Forse manca un’informazione adeguata…

«Però il governo si sta dando molto da fare. La fatturazione elettronica è già realtà e l’impegno per lo sviluppo dell’agenda digitale è concreto».

Digitale a parte, come giudica l’operato del governo Renzi?

«Positivamente. Il governo sta facendo molto, anche se i frutti di alcuni provvedimenti devono ancora maturare. Dopo le tante chiacchiere del passato, questa volta si sta facendo sul serio. L’unico errore che si potrebbe fare è star fermi».

Una proposta che sta raccogliendo molte adesioni è quella di Mauro Sangalli: il protocollo istituzionale per favorire l’insediamento di nuove attività produttive sul territorio. Difficile per un imprenditore non essere d’accordo sulla necessità di abbattere la burocrazia…

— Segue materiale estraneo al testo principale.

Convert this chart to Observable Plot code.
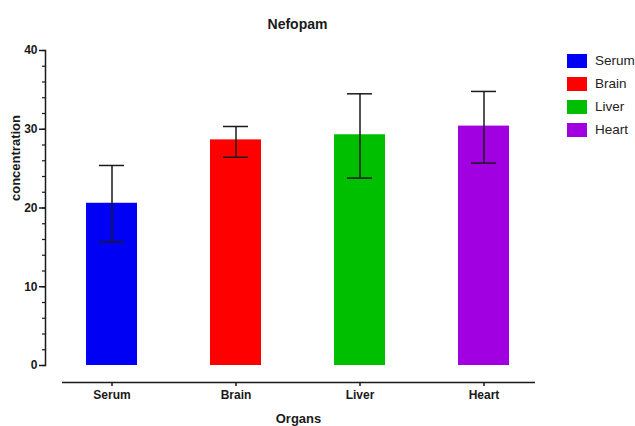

«Sarebbe una bellissima cosa. Abbattere gli ostacoli burocratici è necessario per lo sviluppo dell’impresa. Bisogna intervenire all’interno della pubblica amministrazione, accelerarne il processo di cambiamento. Le regole per farlo ci sono, ci vuole la volontà di vincere le resistenze e di attuarle. Però sul fronte della digitalizzazione anche l’impresa deve evolversi. Ora, non avendo specifici obblighi di legge, è culturalmente molto più indietro rispetto alla pubblica amministrazione. Se le aziende non si muovono, tra un paio di anni si finirà per parlare due lingue diverse: la pubblica amministrazione il cinese e le imprese il dialetto lodigiano».

Un altro tema di discussione riguarda la composizione della delegazione lodigiana che dovrà avviare e portare avanti le trattative con la Città metropolitana. C’è chi vorrebbe che ai sindaci si unissero anche gli imprenditori…

«Gli imprenditori dovrebbero essere i primi. Possiamo migliorare tutto quello che vogliamo, ma come si possono garantire i servizi ai cittadini se c’è disoccupazione? È assolutamente indispensabile la presenza degli imprenditori, direi di tutte le facce dell’imprenditoria, da quella piccola a quella medio- grande».

Lei accetterebbe di far parte della delegazione?

«Compatibilmente agli impegni di lavoro sì. Potrebbe essere un’esperienza interessante».